Shame and Punishment
Shame and Punishment is a portrait of the soul worn thin by years of hiding. It speaks of the quiet agony of masking. Folding myself into shapes that weren’t mine, simply to survive in a world that offered no refuge for my truth. I learned early that my joy was too much, my grief too strange, my way of being, wrong. The glances of others that were full of judgment and confusion, became mirrors that taught me to change and shove myself into a more “acceptable” way of being. I thought the only way to be safe was to erase myself. So, I did. Although, the box I’d squeezed into couldn’t hold me forever. Cracks formed, and I spilled out, messy, loud and unfiltered. Still, I held to the feeling that I was not “acceptable” or “digestible’ for the world to accept me. So, I patched those cracks the only way I knew how: with pain, with silence, with the suppression of everything bright and natural within me that longed to be free. This painting is the aftermath. A visual echo of what it means to live unseen, punished simply for being. It is a tribute to the self I silenced, and a raw reflection on the shame imposed by a world that punishes being different.
Oil and Acrylic on Canvas with paper mache, nails, plastic bag and press on nails.

Isolation
Isolation is a visual echo of the words and lessons I absorbed growing up. Quiet commands that taught me to shrink, to disappear not only in spirit, but in body. I learned to retreat, to hide myself away, until my room became both sanctuary and prison. There, beneath the silence, a storm brewed—a heavy fog of depression and self-loathing that clung to me for years. Looking into this window, I see the child I was, radiant, creative, full of love. And my heart breaks for her, for the way she turned that light inward and burned herself with it, convinced she was unworthy of being seen, understood, or cherished. That instinct to vanish didn’t disappear. Even now, the habit of isolation lingers. I still find it hard to step outside, to let myself be witnessed, to believe that simply existing in the world is enough.

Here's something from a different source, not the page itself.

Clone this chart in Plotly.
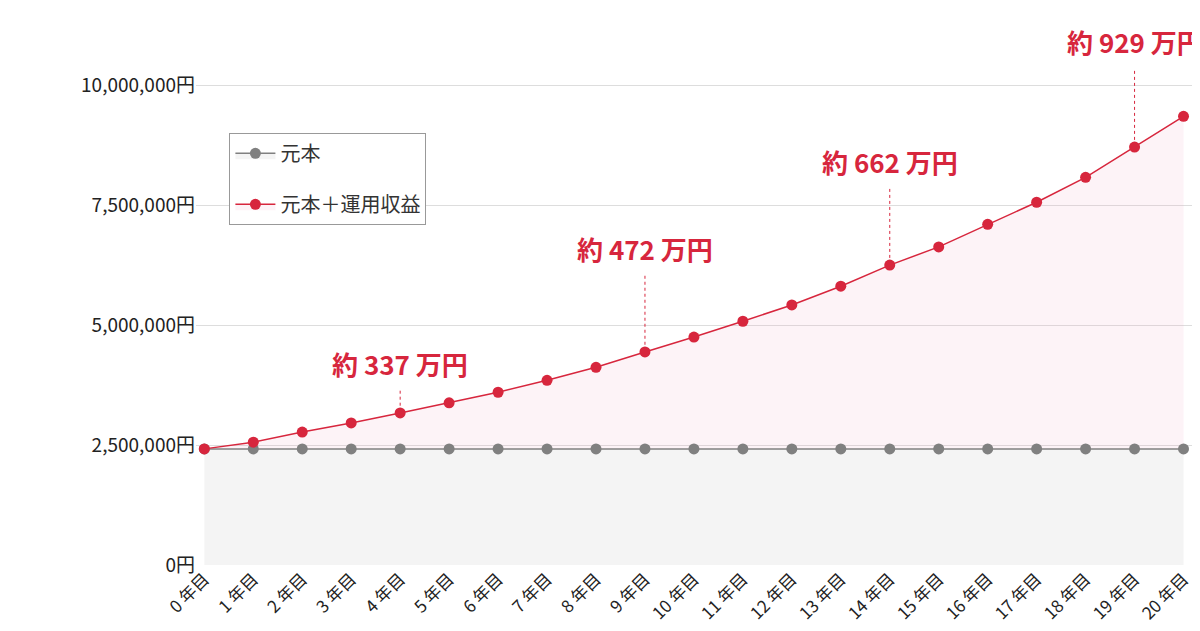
import plotly.graph_objects as go

years = list(range(21))
year_labels = [f"{y} 年目" for y in years]
total = [2.42, 2.56, 2.77, 2.96, 3.17, 3.38, 3.60, 3.85, 4.12, 4.44, 4.75,
         5.08, 5.42, 5.81, 6.25, 6.63, 7.10, 7.56, 8.08, 8.71, 9.35]
total = [v * 1_000_000 for v in total]
principal = [2_420_000] * 21
callout_years = [4, 9, 14, 19]
callout_texts = ["約 337 万円", "約 472 万円", "約 662 万円", "約 929 万円"]
callout_heights = [4_200_000, 6_600_000, 8_400_000, 10_900_000]

RED = "#d7263d"
GRAY = "#808080"
FONT = "Noto Sans CJK JP"

fig = go.Figure()
fig.add_trace(go.Scatter(
    x=years, y=principal, mode="lines+markers", name="元本", legendgroup="b",
    line=dict(color=GRAY, width=1.5), marker=dict(size=11, color=GRAY),
    fill="tozeroy", fillcolor="rgba(200,200,200,0.2)",
))
fig.add_trace(go.Scatter(
    x=years, y=total, mode="lines+markers", name="元本＋運用収益", legendgroup="a",
    line=dict(color=RED, width=1.5), marker=dict(size=11, color=RED),
    fill="tonexty", fillcolor="rgba(240,160,190,0.12)",
))

for yr, txt, h in zip(callout_years, callout_texts, callout_heights):
    fig.add_shape(type="line", x0=yr, x1=yr, y0=total[yr] + 150_000, y1=h - 550_000,
                  line=dict(color=RED, width=1, dash="dot"))
    fig.add_annotation(x=yr, y=h, text="<b>" + txt + "</b>", showarrow=False,
                       font=dict(color=RED, size=26, family=FONT))

fig.update_layout(
    width=1200, height=631,
    margin=dict(l=188, r=0, t=10, b=74, autoexpand=False),
    plot_bgcolor="white", paper_bgcolor="white",
    font=dict(family=FONT, size=17, color="#333"),
    legend=dict(x=0.033, y=0.79, xanchor="left", yanchor="top",
                bordercolor="#999", borderwidth=1, bgcolor="white",
                font=dict(size=20), traceorder="reversed+grouped",
                itemwidth=40, tracegroupgap=22, entrywidth=260),
    showlegend=True,
    xaxis=dict(range=[-0.17, 20.5], tickvals=years, ticktext=year_labels,
               tickangle=-45, showgrid=False, zeroline=False, automargin=False,
               tickfont=dict(size=17, color="#222")),
    yaxis=dict(range=[0, 11_400_000], tickvals=[0, 2_500_000, 5_000_000, 7_500_000, 10_000_000],
               ticktext=["0円", "2,500,000円", "5,000,000円", "7,500,000円", "10,000,000円"],
               showgrid=True, gridcolor="#ddd", zeroline=False, automargin=False,
               tickfont=dict(size=19, color="#222"), ticks=""),
)
fig.write_html("out.html")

Acrylic and Oil on canvas with fake blood, scrap fabric, marker, decor barbed wire.

Night Terrors
Night Terrors captures the brutal yet solitary battle I’ve fought and continue to fight against the traumas in my life that find their way into my bed. I wake up, my heart pounding. I’m frozen. Aware but unable to move, as if some invisible force is sitting on my chest. Sometimes I see a figure standing near my bed, watching. I know it’s not real, but in the moment, it doesn’t matter. The fear is real. This torment only got more intense as I withdrew from the substances I once used to escape. The process of cleansing became its own kind of hell, one that magnified the fear and anxiety that already lived inside me. These nights bleed into my days, leaving behind a quiet terror. If you see yourself in this, please know you're not alone. I wish you sleep untouched by fear.